Triumphally touting the Conservatives, Rex observes that the NDP, by having a leadership race, gave the Liberals “oxygen” and “centre stage.” So comical is Rex’s evidenceless assertion that, when one looks around in vain for support for it, one can’t even find his Tory cohorts sifting his excreted husks for repacking. They were all a bit lost on that one, studying the ground for traces though they might. By having an actual leadership race, Rex concludes, the NDP (years from an election), have given the Liberals a “critical break” at a “crucial time.” Those resurgent Liberals, united behind everyone’s favourite, Bob Rae. Makes you wonder what Rex would think up if the Liberals were the Opposition. No doubt makes Rex, too, after a fifth of Jameson’s.
I guess the amazing thing about ideologues is that they never have to account for themselves. Let’s set it up, here and now. Today is early December, 2011. Next time we have an election, I invite everyone to reflect on Rex’s reference to a “critical break” at a “crucial time.” Again, of course, Rex is just mailing in his pure ideology; his public pay stub probably reads: “Tory hack: hired for Harper.”

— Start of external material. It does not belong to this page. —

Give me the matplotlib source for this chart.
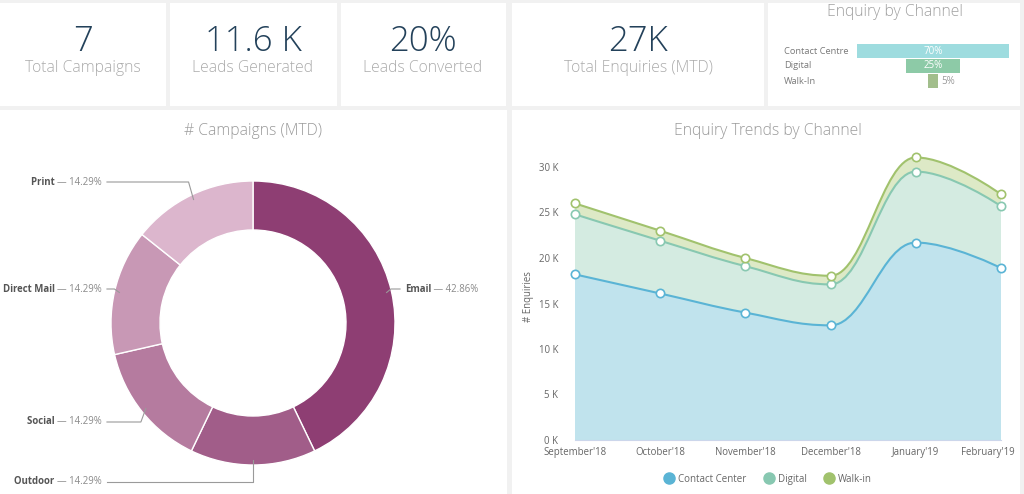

It’s true—there have been so many entrants into the NDP leadership race that it does start to look a bit silly, and opportunistic. One can clearly see that the NDP is thinking, “hey, we’re the govt in waiting, and I (insert candidate name) want to make sure that I’ve got a high profile when we stand on the promised land.” Kudos to those veteran NDP caucus members who have stayed out. But look at the NDP field so far: there really aren’t that many also-rans. The race as it stands now shows a vibrant, eager party with intriguing and ambitious and talented people jostling for position, just like the ’84 Liberal race (the fog of that actuality would find Rex on a dory, facing outwards, desperately yanking at himself for Tory inspiration). Still, when you look back on the ’84 Liberals (Chretien, Whalen, Munro, Macdonald, MacGuigan, Turner, etc. etc.), they do seem a rather seedy and opportunistic and old and male and establishment bunch. The cherished right-wing media where Rex finds his home criticizes the NDP candidates for all singing from the same hymnbook, but strangely neither Rex nor his media pals ever apply that reasoning to their own treasured favourites. Could it be that Rex wants to go up in a government ‘copter to shoot fish before he passes on? Heaven knows he’s given enough service, on his knees.
*If* Rex could set aside his partisan politics for just an instant (he can’t, of course, for he was bred into it from diapers, and he’d never eat for free at Ruth’s Chris again), and set aside for even an instant his slanted, triple-hooked morality, then he might actually hail an engaging leadership race. Anyone reading will note, for example, that I have been able to refer to several, just in this post alone. No matter which party they involve, leadership races, for better or worse, often provide some of the best and only fora for contemplation of our nation’s present and future policies.
The Tories have clearly shown that they are driven by ideology and ideology alone—build the prisons, and those who have uncommitted crimes will come—so why not see what a host of aspiring politicians, astonishingly younger and more diverse and more gender-balanced than the Tories—have to say?
Rex would never eat really high on the hog again, despite being pensioned off on the public CBC teat. Oh Rex, we pay for your rants you probably wrote when you were a curly-headed rowing lad. You’ve got your pension and you are not well, not well. Go away and let someone capable of latitudinal thought take over.